Lent 2A: So Close to Seeing – by Rev. Jeffrey Tooke
In preparing for our Gospel today, I was struck by something a bit unexpected. This is a passage that I’ve read many times over the years, with familiar words and phrases, but this time, two lines caught my attention in a new way.
The first comes early in Jesus’ conversation with Nicodemus. Jesus says,
“Very truly, I tell you, no one can see the kingdom of God without being born from above.” I realized how easily I’ve skimmed past that word: see. We usually hear this passage in terms of entering the kingdom–who gets in, how you get there–but Jesus begins somewhere else entirely.
He talks about seeing the kingdom.
Later, Jesus says again, “We speak of what we know and testify to what we have seen.” Once more, the emphasis isn’t on crossing a boundary or passing a test. It’s about vision. About perception. To see is to notice. To recognize. To become aware of what is already present. And Jesus seems to be saying that unless we are born from above, unless something in us is transformed, we won’t be able to see the kingdom that is already right here, right now.
Then Nicodemus says something else that caught my attention.

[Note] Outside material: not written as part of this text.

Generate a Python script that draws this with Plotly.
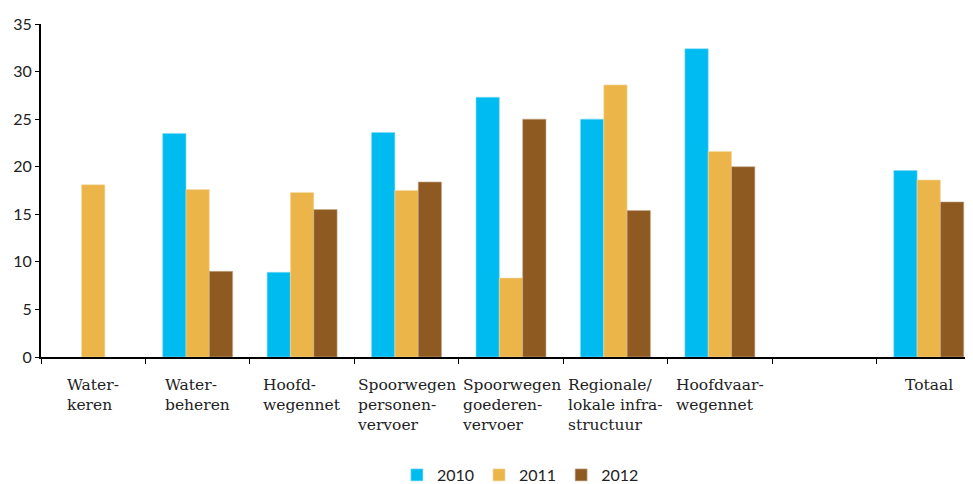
import plotly.graph_objects as go

categories = ["Waterkeren", "Waterbeheren", "Hoofdwegennet", "Spoorwegen personenvervoer",
              "Spoorwegen goederenvervoer", "Regionale/lokale infrastructuur",
              "Hoofdvaarwegennet", " ", "Totaal"]
tick_labels = ["Water-<br>keren", "Water-<br>beheren", "Hoofd-<br>wegennet",
               "Spoorwegen<br>personen-<br>vervoer", "Spoorwegen<br>goederen-<br>vervoer",
               "Regionale/<br>lokale infra-<br>structuur", "Hoofdvaar-<br>wegennet", "", "Totaal"]
years = ["2010", "2011", "2012"]
values_2010 = [None, 23.5, 8.9, 23.6, 27.3, 25.0, 32.4, None, 19.6]
values_2011 = [18.1, 17.6, 17.3, 17.5, 8.3, 28.6, 21.6, None, 18.6]
values_2012 = [None, 9.0, 15.5, 18.4, 25.0, 15.4, 20.0, None, 16.3]

colors = ["#00BBF0", "#EBB54A", "#8E5A22"]
edges = ["#7FDCF7", "#F5DAA4", "#C6AC90"]

fig = go.Figure()
for year, vals, c, e in zip(years, [values_2010, values_2011, values_2012], colors, edges):
    fig.add_trace(go.Bar(
        x=categories, y=vals, name=year,
        marker=dict(color=c, line=dict(color=e, width=0.6))
    ))

# category labels, left-aligned lines like the original
for cat, lab in zip(categories, tick_labels):
    if lab:
        fig.add_annotation(
            x=cat, y=0, yref="y", text=lab, showarrow=False,
            xanchor="center", yanchor="top", yshift=-17, align="left",
            font=dict(family="DejaVu Serif", size=15.5, color="#222222")
        )

fig.update_xaxes(
    type="category", range=[-0.5, 8.5], showticklabels=False, automargin=False,
    ticks="outside", tickson="boundaries", ticklen=5, tickcolor="black",
    showline=True, linecolor="black", linewidth=2, showgrid=False
)
fig.update_yaxes(
    range=[0, 35], dtick=5, ticks="outside", ticklen=4, tickcolor="black", automargin=False,
    showline=True, linecolor="black", linewidth=2, showgrid=False, zeroline=False,
    tickfont=dict(family="Lato", size=16, color="#222222")
)
# page body adds an 8px offset, margins compensate for it
fig.update_layout(
    width=973, height=484,
    margin=dict(l=33, r=0, t=16, b=134),
    plot_bgcolor="white", paper_bgcolor="white",
    barmode="group", bargap=0.33, bargroupgap=0,
    showlegend=True,
    legend=dict(orientation="h", x=0.51, xanchor="center", y=-0.353, yanchor="middle",
                font=dict(family="Lato", size=16, color="#222222"),
                itemwidth=30, traceorder="normal")
)

fig.write_html("out.html")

He tells Jesus, “Rabbi, we know that you are a teacher who has come from God.”
We know. Who is “we”?
Nicodemus isn’t speaking only for himself. He seems to represent a group of people: religious leaders, insiders, people who think they already understand what God is doing. And they recognize something true about Jesus. They’re not blind, but they’re not quite seeing clearly either.
Once I noticed all this, the language of seeing and the collective “we know”, the whole conversation began to shift for me. It’s almost as if Jesus is saying to Nicodemus, “You’re close. You’re so close. But you’re still not seeing fully.”
Then we come to perhaps the most famous line in all of Scripture: “For God so loved the world that he gave his only Son, so that everyone who believes in him may not perish but may have eternal life.”
We’ve seen this verse on banners at sporting events, on signs held up in crowds. It’s often used as a kind of litmus test: a dividing line. In or out. Saved or not saved. Pass or fail.
And it’s true that parts of this Gospel can sound very either/or, very binary. But I don’t think that’s the lens Jesus is inviting us to use.
So, let’s keep reading. Let’s add the very next verse where Jesus says: “Indeed, God did not send the Son into the world to condemn the world, but in order that the world might be saved through him.”
Now everything changes.
God did not send Jesus to condemn the world. Not to divide it.Not to sort people into categories of insiders and outsiders. God sent Jesus to dwell in the world–to enter fully into human life, into flesh and blood, into joy and suffering and into love and loss.
That dwelling–that incarnation–is how salvation happens.
This is the lens we need if we’re going to see the kingdom. We can’t stop at “God so loved the world.” We have to keep going. We have to see that this love is not conditional, not exclusive, not reserved for a few.
Jesus did not come to condemn anyone. There is no either/or with Jesus.
There is no in or out. With Jesus, we are all in. Every one of us.
And I think that when we truly see the kingdom, we realize that it begins right here, right now, and that it rules no one out.
Nicodemus was close. So close.
And Jesus is saying the same thing to us. If we allow our vision to be transformed, if we look through the full lens of God’s love, we will see it too.
So, I’ll leave you with the question that Jesus places before us: Can you see the kingdom?